# Given request:
What is needed is an exact copy of the lines from the one containing "Convert this chart to matplotlib code." to the one containing "W, H = 788, 936", both lines included, and no other lines.

━━ Data provided

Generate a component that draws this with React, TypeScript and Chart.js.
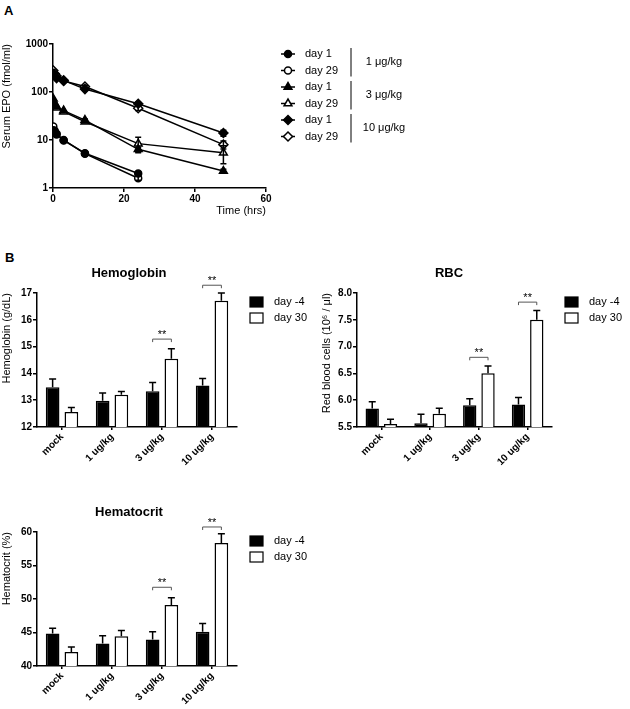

━━━━
━━ Data provided

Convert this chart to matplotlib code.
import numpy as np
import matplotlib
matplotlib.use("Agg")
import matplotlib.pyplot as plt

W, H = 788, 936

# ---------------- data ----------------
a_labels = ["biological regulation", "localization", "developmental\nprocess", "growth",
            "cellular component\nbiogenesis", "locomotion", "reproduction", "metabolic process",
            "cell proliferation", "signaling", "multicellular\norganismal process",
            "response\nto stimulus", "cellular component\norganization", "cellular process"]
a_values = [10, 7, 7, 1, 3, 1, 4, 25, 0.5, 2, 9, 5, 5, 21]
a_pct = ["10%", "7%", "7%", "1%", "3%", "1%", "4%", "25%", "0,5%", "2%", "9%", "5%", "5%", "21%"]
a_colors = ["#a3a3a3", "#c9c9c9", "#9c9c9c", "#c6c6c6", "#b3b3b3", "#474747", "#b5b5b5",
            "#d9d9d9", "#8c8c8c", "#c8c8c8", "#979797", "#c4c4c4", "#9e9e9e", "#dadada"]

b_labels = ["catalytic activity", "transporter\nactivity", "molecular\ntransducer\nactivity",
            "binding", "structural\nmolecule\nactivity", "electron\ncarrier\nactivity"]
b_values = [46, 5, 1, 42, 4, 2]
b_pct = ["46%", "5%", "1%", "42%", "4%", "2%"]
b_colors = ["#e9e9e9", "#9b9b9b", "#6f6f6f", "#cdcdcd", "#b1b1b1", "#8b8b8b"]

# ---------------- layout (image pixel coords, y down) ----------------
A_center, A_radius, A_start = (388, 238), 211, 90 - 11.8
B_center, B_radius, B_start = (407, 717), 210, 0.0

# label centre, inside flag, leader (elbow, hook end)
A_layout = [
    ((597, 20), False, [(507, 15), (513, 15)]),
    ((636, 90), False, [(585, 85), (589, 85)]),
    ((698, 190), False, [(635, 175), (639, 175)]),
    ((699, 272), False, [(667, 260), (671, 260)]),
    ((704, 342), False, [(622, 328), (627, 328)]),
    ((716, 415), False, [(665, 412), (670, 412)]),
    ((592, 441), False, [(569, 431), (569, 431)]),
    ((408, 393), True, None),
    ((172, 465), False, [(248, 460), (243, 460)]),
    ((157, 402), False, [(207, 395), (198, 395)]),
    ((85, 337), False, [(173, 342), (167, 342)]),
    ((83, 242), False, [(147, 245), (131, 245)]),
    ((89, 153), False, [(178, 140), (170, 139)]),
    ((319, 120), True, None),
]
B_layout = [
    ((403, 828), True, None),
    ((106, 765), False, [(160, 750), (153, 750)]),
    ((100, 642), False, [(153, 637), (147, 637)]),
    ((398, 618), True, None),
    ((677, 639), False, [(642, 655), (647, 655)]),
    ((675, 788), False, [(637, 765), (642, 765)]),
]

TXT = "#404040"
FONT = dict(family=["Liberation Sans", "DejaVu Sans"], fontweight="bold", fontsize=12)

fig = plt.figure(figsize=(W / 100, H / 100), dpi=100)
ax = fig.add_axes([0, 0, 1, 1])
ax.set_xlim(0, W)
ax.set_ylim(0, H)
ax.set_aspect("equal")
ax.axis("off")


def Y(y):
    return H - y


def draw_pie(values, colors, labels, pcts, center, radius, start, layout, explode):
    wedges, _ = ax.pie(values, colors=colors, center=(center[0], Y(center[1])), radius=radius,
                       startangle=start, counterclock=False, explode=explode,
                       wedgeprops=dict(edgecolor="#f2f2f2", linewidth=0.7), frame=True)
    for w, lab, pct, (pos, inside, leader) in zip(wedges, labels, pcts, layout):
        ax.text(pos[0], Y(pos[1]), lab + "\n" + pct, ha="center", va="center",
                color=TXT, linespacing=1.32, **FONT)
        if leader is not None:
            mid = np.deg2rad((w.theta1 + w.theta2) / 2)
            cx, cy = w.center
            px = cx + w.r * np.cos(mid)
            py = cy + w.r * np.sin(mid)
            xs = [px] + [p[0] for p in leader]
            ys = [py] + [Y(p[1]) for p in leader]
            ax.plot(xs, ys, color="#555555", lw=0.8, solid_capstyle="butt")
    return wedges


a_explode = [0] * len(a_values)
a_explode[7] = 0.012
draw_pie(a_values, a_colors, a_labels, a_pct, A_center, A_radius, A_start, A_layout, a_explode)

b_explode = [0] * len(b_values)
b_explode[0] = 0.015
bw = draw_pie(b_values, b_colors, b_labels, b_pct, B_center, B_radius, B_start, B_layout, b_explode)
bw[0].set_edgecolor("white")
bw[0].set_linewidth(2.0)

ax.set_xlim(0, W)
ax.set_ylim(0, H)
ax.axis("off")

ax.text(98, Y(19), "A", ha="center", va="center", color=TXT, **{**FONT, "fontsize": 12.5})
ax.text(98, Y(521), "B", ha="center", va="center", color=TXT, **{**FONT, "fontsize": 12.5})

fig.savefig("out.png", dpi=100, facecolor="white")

━━━━
━━ Data provided

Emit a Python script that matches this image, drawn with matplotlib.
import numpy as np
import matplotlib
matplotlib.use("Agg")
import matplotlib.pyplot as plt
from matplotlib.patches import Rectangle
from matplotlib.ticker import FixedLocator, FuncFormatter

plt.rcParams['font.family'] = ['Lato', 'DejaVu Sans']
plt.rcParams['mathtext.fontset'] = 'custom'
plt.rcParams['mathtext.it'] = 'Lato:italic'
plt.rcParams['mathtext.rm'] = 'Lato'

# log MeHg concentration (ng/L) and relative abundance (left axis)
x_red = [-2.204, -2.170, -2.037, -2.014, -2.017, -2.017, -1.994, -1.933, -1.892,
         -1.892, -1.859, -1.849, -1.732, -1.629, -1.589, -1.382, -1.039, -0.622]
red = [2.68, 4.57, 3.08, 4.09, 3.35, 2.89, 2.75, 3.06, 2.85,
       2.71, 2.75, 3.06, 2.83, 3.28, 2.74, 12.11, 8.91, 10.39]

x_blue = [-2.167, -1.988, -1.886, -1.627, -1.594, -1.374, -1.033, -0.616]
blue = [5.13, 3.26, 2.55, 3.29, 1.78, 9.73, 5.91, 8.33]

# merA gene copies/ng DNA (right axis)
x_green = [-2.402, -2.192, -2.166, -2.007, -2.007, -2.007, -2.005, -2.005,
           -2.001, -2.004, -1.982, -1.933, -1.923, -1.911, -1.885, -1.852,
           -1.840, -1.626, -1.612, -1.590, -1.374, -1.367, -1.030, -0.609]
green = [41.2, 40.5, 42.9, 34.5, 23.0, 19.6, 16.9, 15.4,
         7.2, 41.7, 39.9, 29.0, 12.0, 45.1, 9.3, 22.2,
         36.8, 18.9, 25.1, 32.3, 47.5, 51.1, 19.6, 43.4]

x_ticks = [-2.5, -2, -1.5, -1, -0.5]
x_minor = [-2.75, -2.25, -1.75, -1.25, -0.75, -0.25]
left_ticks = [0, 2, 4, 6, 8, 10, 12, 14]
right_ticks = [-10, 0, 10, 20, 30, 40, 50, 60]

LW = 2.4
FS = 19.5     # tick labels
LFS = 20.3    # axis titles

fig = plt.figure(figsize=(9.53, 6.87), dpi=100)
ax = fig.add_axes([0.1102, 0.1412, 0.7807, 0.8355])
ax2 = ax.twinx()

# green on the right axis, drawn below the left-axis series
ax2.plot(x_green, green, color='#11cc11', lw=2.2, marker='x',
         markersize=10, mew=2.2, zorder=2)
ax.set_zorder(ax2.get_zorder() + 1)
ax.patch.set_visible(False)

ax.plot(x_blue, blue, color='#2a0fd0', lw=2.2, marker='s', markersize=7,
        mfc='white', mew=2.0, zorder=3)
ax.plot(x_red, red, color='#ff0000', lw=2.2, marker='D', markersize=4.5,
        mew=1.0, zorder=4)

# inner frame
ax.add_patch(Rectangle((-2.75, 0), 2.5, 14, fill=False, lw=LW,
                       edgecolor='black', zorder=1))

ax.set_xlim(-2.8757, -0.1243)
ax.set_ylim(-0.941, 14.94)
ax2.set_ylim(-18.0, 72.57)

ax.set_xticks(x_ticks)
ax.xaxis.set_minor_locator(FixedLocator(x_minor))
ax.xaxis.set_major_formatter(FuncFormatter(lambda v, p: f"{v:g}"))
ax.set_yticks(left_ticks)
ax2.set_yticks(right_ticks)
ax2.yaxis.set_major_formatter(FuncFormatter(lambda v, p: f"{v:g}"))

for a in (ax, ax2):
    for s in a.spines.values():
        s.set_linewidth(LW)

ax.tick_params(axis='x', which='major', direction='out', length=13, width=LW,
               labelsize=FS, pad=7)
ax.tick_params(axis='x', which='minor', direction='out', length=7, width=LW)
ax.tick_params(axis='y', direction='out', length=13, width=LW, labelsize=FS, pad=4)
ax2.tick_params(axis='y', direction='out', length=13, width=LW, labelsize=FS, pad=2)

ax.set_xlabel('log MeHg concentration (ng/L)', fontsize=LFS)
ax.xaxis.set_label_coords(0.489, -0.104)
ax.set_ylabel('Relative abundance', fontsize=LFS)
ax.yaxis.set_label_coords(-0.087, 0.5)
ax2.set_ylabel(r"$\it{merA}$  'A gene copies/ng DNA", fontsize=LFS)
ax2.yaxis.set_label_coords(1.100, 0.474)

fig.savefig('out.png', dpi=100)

━━━━

# Written solution:
Convert this chart to matplotlib code.
import numpy as np
import matplotlib
matplotlib.use("Agg")
import matplotlib.pyplot as plt

W, H = 788, 936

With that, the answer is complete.